--- Begin Dataset excerpt ---
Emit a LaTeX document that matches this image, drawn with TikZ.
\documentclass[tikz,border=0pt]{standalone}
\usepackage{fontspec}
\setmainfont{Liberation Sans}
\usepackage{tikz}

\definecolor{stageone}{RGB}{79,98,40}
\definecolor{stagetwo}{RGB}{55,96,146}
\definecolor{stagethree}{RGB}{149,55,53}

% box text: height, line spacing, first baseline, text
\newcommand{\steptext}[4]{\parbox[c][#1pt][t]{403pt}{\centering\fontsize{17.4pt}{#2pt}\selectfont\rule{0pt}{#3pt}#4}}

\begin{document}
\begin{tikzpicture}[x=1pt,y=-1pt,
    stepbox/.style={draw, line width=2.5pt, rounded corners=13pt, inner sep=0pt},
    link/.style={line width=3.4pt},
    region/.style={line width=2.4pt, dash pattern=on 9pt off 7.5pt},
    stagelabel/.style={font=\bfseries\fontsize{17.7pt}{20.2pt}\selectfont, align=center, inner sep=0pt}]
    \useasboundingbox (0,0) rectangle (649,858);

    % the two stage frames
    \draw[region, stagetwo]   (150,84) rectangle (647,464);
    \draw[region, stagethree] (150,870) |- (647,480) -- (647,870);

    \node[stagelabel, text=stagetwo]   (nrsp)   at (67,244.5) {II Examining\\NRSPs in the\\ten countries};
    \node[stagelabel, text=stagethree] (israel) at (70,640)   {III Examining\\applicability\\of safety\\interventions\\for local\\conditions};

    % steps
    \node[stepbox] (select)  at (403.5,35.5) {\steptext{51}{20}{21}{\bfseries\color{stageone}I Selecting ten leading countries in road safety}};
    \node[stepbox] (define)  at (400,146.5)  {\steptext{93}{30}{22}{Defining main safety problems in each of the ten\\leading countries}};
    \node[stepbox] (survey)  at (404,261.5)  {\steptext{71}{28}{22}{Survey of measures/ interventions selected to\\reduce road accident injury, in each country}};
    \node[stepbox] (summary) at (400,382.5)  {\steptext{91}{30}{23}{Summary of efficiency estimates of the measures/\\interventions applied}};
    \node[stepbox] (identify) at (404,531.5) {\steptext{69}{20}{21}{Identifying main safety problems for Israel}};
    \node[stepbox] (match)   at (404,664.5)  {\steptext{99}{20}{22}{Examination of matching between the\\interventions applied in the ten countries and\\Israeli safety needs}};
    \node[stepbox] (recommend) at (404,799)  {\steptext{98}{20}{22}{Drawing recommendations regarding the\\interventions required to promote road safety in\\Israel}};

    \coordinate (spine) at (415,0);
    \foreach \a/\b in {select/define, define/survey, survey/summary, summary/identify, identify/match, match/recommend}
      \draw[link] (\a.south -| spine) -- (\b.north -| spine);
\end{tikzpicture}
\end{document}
--- End Dataset excerpt ---
| Task to complete |
Set down the lines above as they stand, starting with the first line and ending with the line that contains "text=stagethree] (israel) at".

| Written reply |
Emit a LaTeX document that matches this image, drawn with TikZ.
\documentclass[tikz,border=0pt]{standalone}
\usepackage{fontspec}
\setmainfont{Liberation Sans}
\usepackage{tikz}

\definecolor{stageone}{RGB}{79,98,40}
\definecolor{stagetwo}{RGB}{55,96,146}
\definecolor{stagethree}{RGB}{149,55,53}

% box text: height, line spacing, first baseline, text
\newcommand{\steptext}[4]{\parbox[c][#1pt][t]{403pt}{\centering\fontsize{17.4pt}{#2pt}\selectfont\rule{0pt}{#3pt}#4}}

\begin{document}
\begin{tikzpicture}[x=1pt,y=-1pt,
    stepbox/.style={draw, line width=2.5pt, rounded corners=13pt, inner sep=0pt},
    link/.style={line width=3.4pt},
    region/.style={line width=2.4pt, dash pattern=on 9pt off 7.5pt},
    stagelabel/.style={font=\bfseries\fontsize{17.7pt}{20.2pt}\selectfont, align=center, inner sep=0pt}]
    \useasboundingbox (0,0) rectangle (649,858);

    % the two stage frames
    \draw[region, stagetwo]   (150,84) rectangle (647,464);
    \draw[region, stagethree] (150,870) |- (647,480) -- (647,870);

    \node[stagelabel, text=stagetwo]   (nrsp)   at (67,244.5) {II Examining\\NRSPs in the\\ten countries};
    \node[stagelabel, text=stagethree] (israel) at (70,640)   {III Examining\\applicability\\of safety\\interventions\\for local\\conditions};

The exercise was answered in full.